Hey all, I just took the dive into film because it's awesome and manly. 
I need to buy a battery for my Mamiya and there's a load of generic batteries out there but I'm not sure which one is the best one in terms of holding its charge and reliability. Do any of you fellas have advice? 

The model of the battery:

"The Mamiya M645 uses one 6V silver 
oxide battery 4SR44 (Eveready No 
544, UCAR 544, Mallory PX28 or 
equivalent  or alkaline battery 4LR442." - Owner's Manual

Thanks!


----------



## Dwig (Apr 7, 2009)

Eveready and Duracell (formerly known as Mallory) are good brands. There are others also.
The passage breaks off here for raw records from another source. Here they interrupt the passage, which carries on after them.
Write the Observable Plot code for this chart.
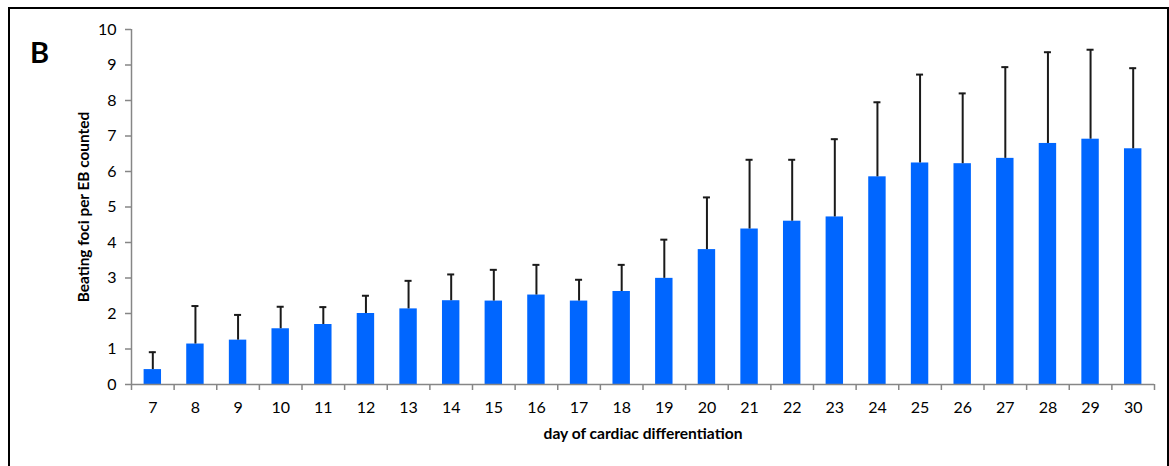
<!DOCTYPE html>
<html>
<head>
<meta charset="utf-8">
<script src="https://cdn.jsdelivr.net/npm/d3@7"></script>
<script src="https://cdn.jsdelivr.net/npm/@observablehq/plot@0.6"></script>
<style>
  html, body { margin: 0; padding: 0; background: #fff; }
  #wrap { position: relative; width: 1169px; height: 466px; overflow: hidden; background: #fff; }
  #frame { position: absolute; left: 8px; top: 7px; width: 1161px; height: 480px; border: 2px solid #000; box-sizing: border-box; pointer-events: none; }
  #chart { position: absolute; left: 0; top: 0; }
  #panel { position: absolute; left: 30px; top: 34px; font: bold 29px Lato, "Liberation Sans", sans-serif; color: #000; }
</style>
</head>
<body>
<div id="wrap">
  <div id="chart"></div>
  <div id="frame"></div>
  <div id="panel">B</div>
</div>
<script>
const days = [7, 8, 9, 10, 11, 12, 13, 14, 15, 16, 17, 18, 19, 20, 21, 22, 23, 24, 25, 26, 27, 28, 29, 30];
const means = [0.42, 1.14, 1.25, 1.57, 1.69, 2.00, 2.13, 2.36, 2.35, 2.52, 2.35, 2.62, 2.99, 3.80, 4.38, 4.60, 4.72, 5.85, 6.24, 6.22, 6.37, 6.79, 6.91, 6.64];
const sds = [0.49, 1.07, 0.71, 0.62, 0.49, 0.50, 0.79, 0.74, 0.88, 0.85, 0.60, 0.75, 1.09, 1.47, 1.95, 1.73, 2.19, 2.10, 2.49, 1.98, 2.57, 2.57, 2.52, 2.27];
const yTicks = [0, 1, 2, 3, 4, 5, 6, 7, 8, 9, 10];
const xTitle = "day of cardiac differentiation";
const yTitle = "Beating foci per EB counted";

const data = days.map((d, i) => ({day: d, mean: means[i], top: means[i] + sds[i]}));
const bounds = [days[0] - 0.5, ...days.map(d => d + 0.5)];

const axisGray = "#868686";
const barBlue = "#0066FF";

const chart = Plot.plot({
  width: 1169,
  height: 466,
  marginLeft: 131,
  marginRight: 15,
  marginTop: 29,
  marginBottom: 82,
  style: "font-family: Lato, 'Open Sans', sans-serif; font-size: 16px; color: #000; background: transparent; overflow: visible;",
  x: {domain: [days[0] - 0.5, days[days.length - 1] + 0.5], axis: null},
  y: {domain: [0, 10], axis: null},
  marks: [
    Plot.rectY(data, {x1: d => d.day - 0.5, x2: d => d.day + 0.5, y: "mean", fill: barBlue, insetLeft: 12.6, insetRight: 12.6}),
    Plot.ruleX(data, {x: "day", y1: "mean", y2: "top", stroke: "#1a1a1a", strokeWidth: 2}),
    Plot.ruleY(data, {y: "top", x1: d => d.day - 0.5, x2: d => d.day + 0.5, insetLeft: 17.8, insetRight: 17.8, stroke: "#1a1a1a", strokeWidth: 2}),
    Plot.ruleX([days[0] - 0.5], {stroke: axisGray, strokeWidth: 1.5}),
    Plot.ruleY([0], {stroke: axisGray, strokeWidth: 1.5}),
    Plot.axisY({ticks: yTicks, tickSize: 6, tickPadding: 9, stroke: axisGray, strokeWidth: 1.5, label: null, fill: "#000", fontSize: 16}),
    Plot.axisX({ticks: bounds, tickSize: 6, tickFormat: () => "", stroke: axisGray, strokeWidth: 1.5, label: null}),
    Plot.axisX({ticks: days, tickSize: 0, tickPadding: 17, label: null, fill: "#000", fontSize: 16}),
    Plot.text([xTitle], {frameAnchor: "bottom", dy: 49, lineAnchor: "middle", textAnchor: "middle", fontWeight: "bold", fontSize: 15.6, fill: "#000"}),
    Plot.text([yTitle], {frameAnchor: "left", dx: -47, rotate: -90, lineAnchor: "middle", textAnchor: "middle", fontWeight: "bold", fontSize: 15.4, fill: "#000"})
  ]
});
document.getElementById("chart").appendChild(chart);
</script>
</body>
</html>
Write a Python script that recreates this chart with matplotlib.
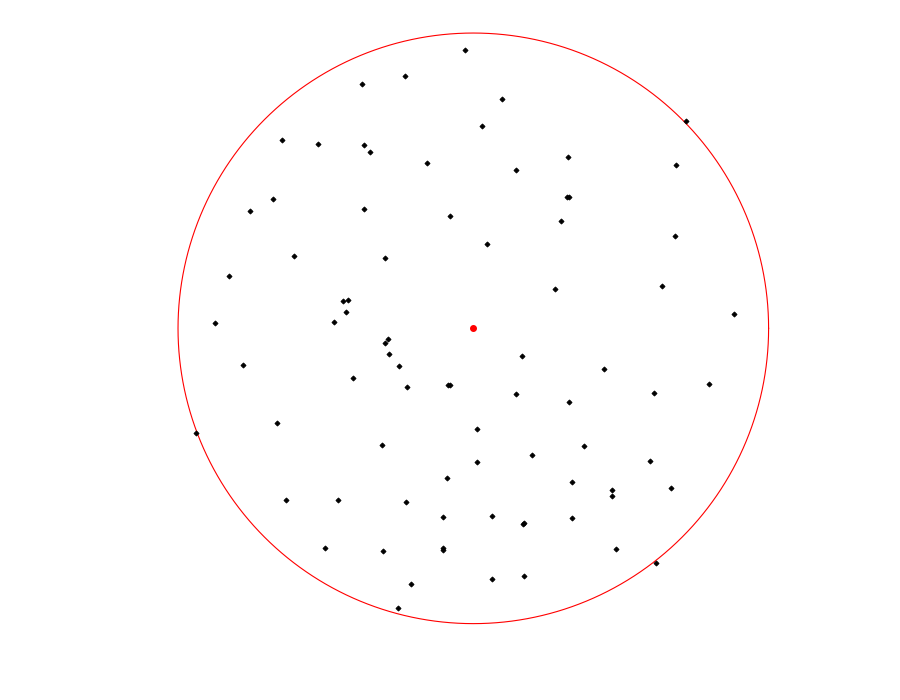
import matplotlib
matplotlib.use("Agg")
import matplotlib.pyplot as plt
import numpy as np

# unit circle, centre marked in red
center_x = [0.0]
center_y = [0.0]
radius = 1.0

pts_x = [-0.376, -0.647, -0.525, -0.369, -0.349, -0.677, -0.369, -0.755, -0.606, -0.826,
         -0.440, -0.423, -0.430, -0.471, -0.874, -0.027, -0.230, 0.098, 0.030, -0.156,
         0.146, 0.322, 0.318, 0.325, 0.298, -0.078, 0.047, -0.298, 0.278, 0.721,
         0.687, 0.684, 0.640, 0.884, -0.779, -0.406, -0.664, -0.938, -0.633, -0.457,
         -0.501, -0.288, -0.298, -0.284, -0.251, -0.224, -0.085, -0.078, 0.166, 0.146,
         0.325, 0.014, -0.308, 0.200, 0.014, -0.088, 0.335, -0.227, -0.102, 0.064,
         0.169, 0.173, 0.335, -0.305, -0.102, -0.102, -0.210, 0.064, 0.173, -0.254,
         0.444, 0.799, 0.613, 0.376, 0.599, 0.471, 0.471, 0.670, 0.484, 0.620]
pts_y = [0.826, 0.637, 0.623, 0.620, 0.596, 0.437, 0.403, 0.396, 0.244, 0.176,
         0.091, 0.095, 0.054, 0.020, 0.017, 0.941, 0.853, 0.775, 0.684, 0.559,
         0.535, 0.579, 0.444, 0.444, 0.362, 0.379, 0.284, 0.237, 0.132, 0.701,
         0.552, 0.312, 0.142, 0.047, -0.125, -0.169, -0.322, -0.356, -0.582, -0.582,
         -0.745, -0.037, -0.051, -0.088, -0.129, -0.200, -0.193, -0.193, -0.095, -0.224,
         -0.251, -0.342, -0.396, -0.430, -0.454, -0.508, -0.522, -0.589, -0.640, -0.637,
         -0.664, -0.660, -0.643, -0.755, -0.745, -0.752, -0.867, -0.850, -0.840, -0.948,
         -0.139, -0.190, -0.220, -0.400, -0.450, -0.549, -0.569, -0.542, -0.748, -0.796]

fig = plt.figure(figsize=(9, 7), dpi=100)
ax = fig.add_axes([0.1978, 0.1091, 0.6562, 0.8437])

t = np.linspace(0, 2 * np.pi, 721)
ax.plot(center_x[0] + radius * np.cos(t), center_y[0] + radius * np.sin(t),
        color="red", lw=0.8, clip_on=False)
ax.plot(pts_x, pts_y, "D", color="black", ms=2.6, mew=0.6, clip_on=False)
ax.plot(center_x, center_y, "o", color="red", ms=4, clip_on=False)

ax.set_xlim(-1, 1)
ax.set_ylim(-1, 1)
ax.axis("off")

fig.savefig("out.png", dpi=100)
The big issue, more important than brand, is how fresh is the battery. With such batteries is rather limited use these days, its hard for a dealer to sell enough to keep their stock fresh. You need to be sure that you buy from a large dealer that sells a reasonable number of PX28's on a regular basis and properly rotates their stock to be sure you're getting a fresh battery.


----------



## Moon Baby (Apr 8, 2009)

Dwig said:


> Eveready and Duracell (formerly known as Mallory) are good brands. There are others also.
> 
> The big issue, more important than brand, is how fresh is the battery. With such batteries is rather limited use these days, its hard for a dealer to sell enough to keep their stock fresh. You need to be sure that you buy from a large dealer that sells a reasonable number of PX28's on a regular basis and properly rotates their stock to be sure you're getting a fresh battery.



Very good point, thanks for the info. High 5!


----------